If you are having problems with your phone or similar device then there are 3 likely causes.

1. Faulty battery (or end of life battery).

In our experience, having sold and fitted many thousands of phone batteries, if your phone is generally working OK but you now need to keep recharging the battery at much shorter intervals than you used to, then the Battery is very likely to be the problem.

The quickest and cheapest way to be certain is to try a new battery. We offer a money back guarantee to allow our customers to try this, all you will have to pay for is the postage if the new battery does not solve the problem. Please retain the packaging in case you want to send back the battery.

A battery can fail suddenly and completely, but most often as it gets older it will not hold as much charge as it did when new, or it will only hold charge for a shorter time period, needing recharging each day perhaps when you used to get a few days between charges.

A battery that has reached its end of life can also sometimes cause the phone to behave strangely, perhaps switching off when you don't want it to, or affecting the display screen. If the phone only works when plugged into the charger then this can be another indication that the battery is end of life - but even then a dead battery can cause problems.

2. Faulty Charger.

First run through the obvious checks. For example if there is a light on the charger does it come on when it should? Does the battery symbol on the device flash as it should when the charger is plugged in?

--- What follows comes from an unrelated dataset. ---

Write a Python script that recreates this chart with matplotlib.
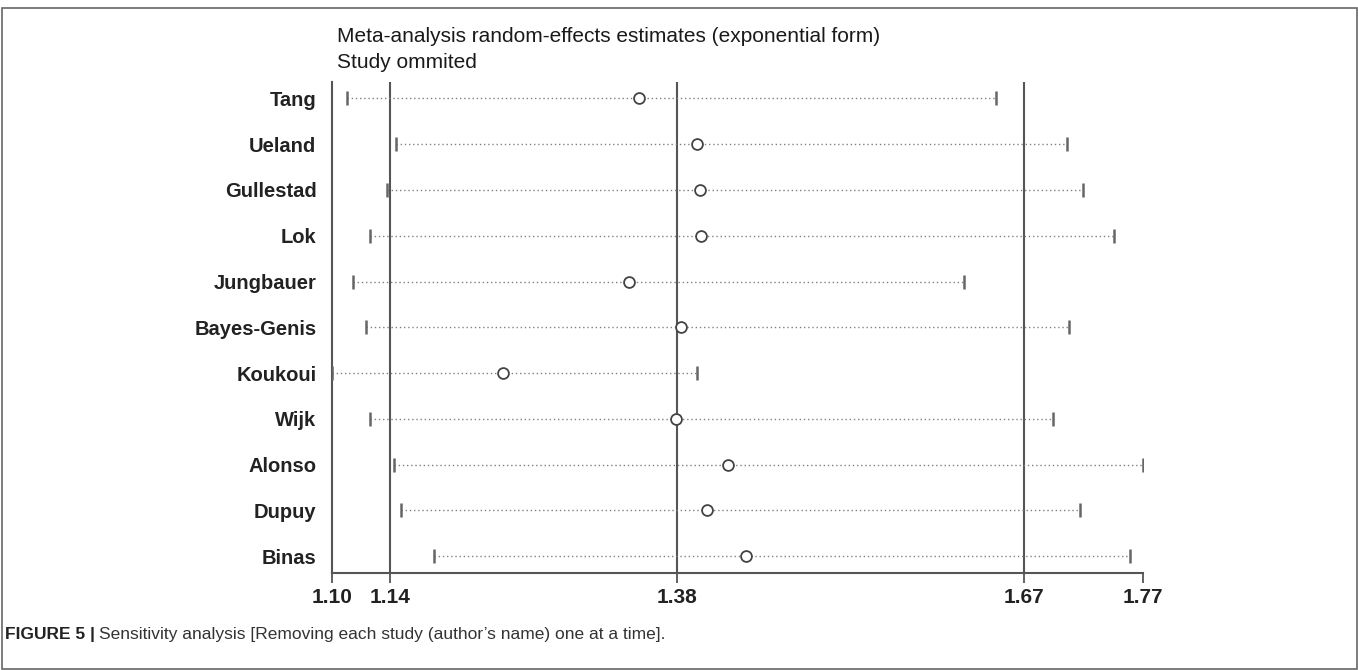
import matplotlib
matplotlib.use("Agg")
import matplotlib.pyplot as plt
import numpy as np

plt.rcParams['font.family'] = ['Liberation Sans', 'DejaVu Sans']

# study omitted in each row, pooled estimate (exp form) and its 95% CI
studies = ["Tang", "Ueland", "Gullestad", "Lok", "Jungbauer", "Bayes-Genis",
           "Koukoui", "Wijk", "Alonso", "Dupuy", "Binas"]
estimate = [1.348, 1.397, 1.399, 1.400, 1.340, 1.383, 1.234, 1.379, 1.423, 1.405, 1.438]
lower = [1.104, 1.145, 1.137, 1.123, 1.109, 1.120, 1.091, 1.123, 1.143, 1.149, 1.177]
upper = [1.647, 1.706, 1.720, 1.746, 1.620, 1.708, 1.397, 1.695, 1.770, 1.717, 1.759]

# overall estimate with all studies: lower CI, estimate, upper CI
overall = [1.14, 1.38, 1.67]
tick_labels = ["1.10", "1.14", "1.38", "1.67", "1.77"]

W, H = 1358, 670
fig = plt.figure(figsize=(W / 100, H / 100), dpi=100)
ax = fig.add_axes([331.7 / W, 1 - 573 / H, (1143 - 331.7) / W, (573 - 82) / H])

y = np.arange(1, len(studies) + 1)

for v in overall:
    ax.axvline(v, color="#555555", lw=1.5, zorder=1)

ax.hlines(y, lower, upper, colors="#808080", linestyles=(0, (1, 2)), lw=1.0, zorder=2)
ax.plot(lower, y, ls="none", marker="|", ms=10, mew=1.8, color="#666666", zorder=3)
ax.plot(upper, y, ls="none", marker="|", ms=10, mew=1.8, color="#666666", zorder=3)
ax.plot(estimate, y, ls="none", marker="o", ms=7.8, mfc="white", mec="#444444",
        mew=1.3, zorder=4)

ax.set_xlim(min(lower), max(upper))
ax.set_ylim(len(studies) + 0.37, 0.64)

for s in ["top", "right"]:
    ax.spines[s].set_visible(False)
for s in ["left", "bottom"]:
    ax.spines[s].set_color("#555555")
    ax.spines[s].set_linewidth(1.5)

ax.set_yticks(y)
ax.set_yticklabels(studies, fontsize=14.5, fontweight="bold", color="#222222")
ax.tick_params(axis="y", length=0, pad=11)

ticks = [min(lower)] + overall + [max(upper)]
ax.set_xticks(ticks)
ax.set_xticklabels(tick_labels, fontsize=15, fontweight="bold", color="#222222")
ax.tick_params(axis="x", length=7, width=1.3, color="#555555", pad=4)

fig.text(336.7 / W, 1 - 42 / H, "Meta-analysis random-effects estimates (exponential form)",
         fontsize=15, color="#1a1a1a", va="baseline")
fig.text(336.7 / W, 1 - 68 / H, "Study ommited", fontsize=15, color="#1a1a1a", va="baseline")

# outer frame of the figure panel
fig.add_artist(plt.Rectangle((1.5 / W, 1.5 / H), (W - 3) / W, (H - 9.5) / H,
                             transform=fig.transFigure, fill=False, ec="#666666", lw=1.2))

cap_font = ['Liberation Sans Narrow', 'Liberation Sans', 'DejaVu Sans']
t1 = fig.text(5 / W, 1 - 639 / H, "FIGURE 5 |", fontsize=12.5, fontweight="bold",
              color="#222222", va="baseline", family=cap_font)
renderer = fig.canvas.get_renderer()
bb = t1.get_window_extent(renderer)
fig.text((bb.x1 + 4) / W, 1 - 639 / H,
         "Sensitivity analysis [Removing each study (author\u2019s name) one at a time].",
         fontsize=12.5, color="#333333", va="baseline", family=cap_font)

fig.savefig("out.png", dpi=100)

If not then this can be an indication that the charger might be the problem. However the connection on the phone or the phone's internal charging circuitry could also be causing the problem, so its best to try out another charger to localise the fault (for example use an in-car charger or a friends charger if possible). If you don't have an in-car charger to use we can provide most types, just email or call the store.

3. Faulty Phone / Camera.

If you have ruled out the battery and the charger using the tips above, then the most likely cause of the problem is the device itself. The connector where the charger plugs in is a common source of failure and can work loose, or the internal charging circuitry may have failed.

Often if a phone gets wet it will cause strange behavior, sometimes with the screen going blank or a strange colour. After drying the phone out for a day or two, if it still behaves weirdly (or doesn't work) then a new battery is unlikely to help. In this case you can still recycle the phone (including the battery and charger) at any "Planet Ark" recycling outlet.

However if it works on the charger after drying out then the battery may have been damaged by the exposure to moisture and it may be worth trying a replacement.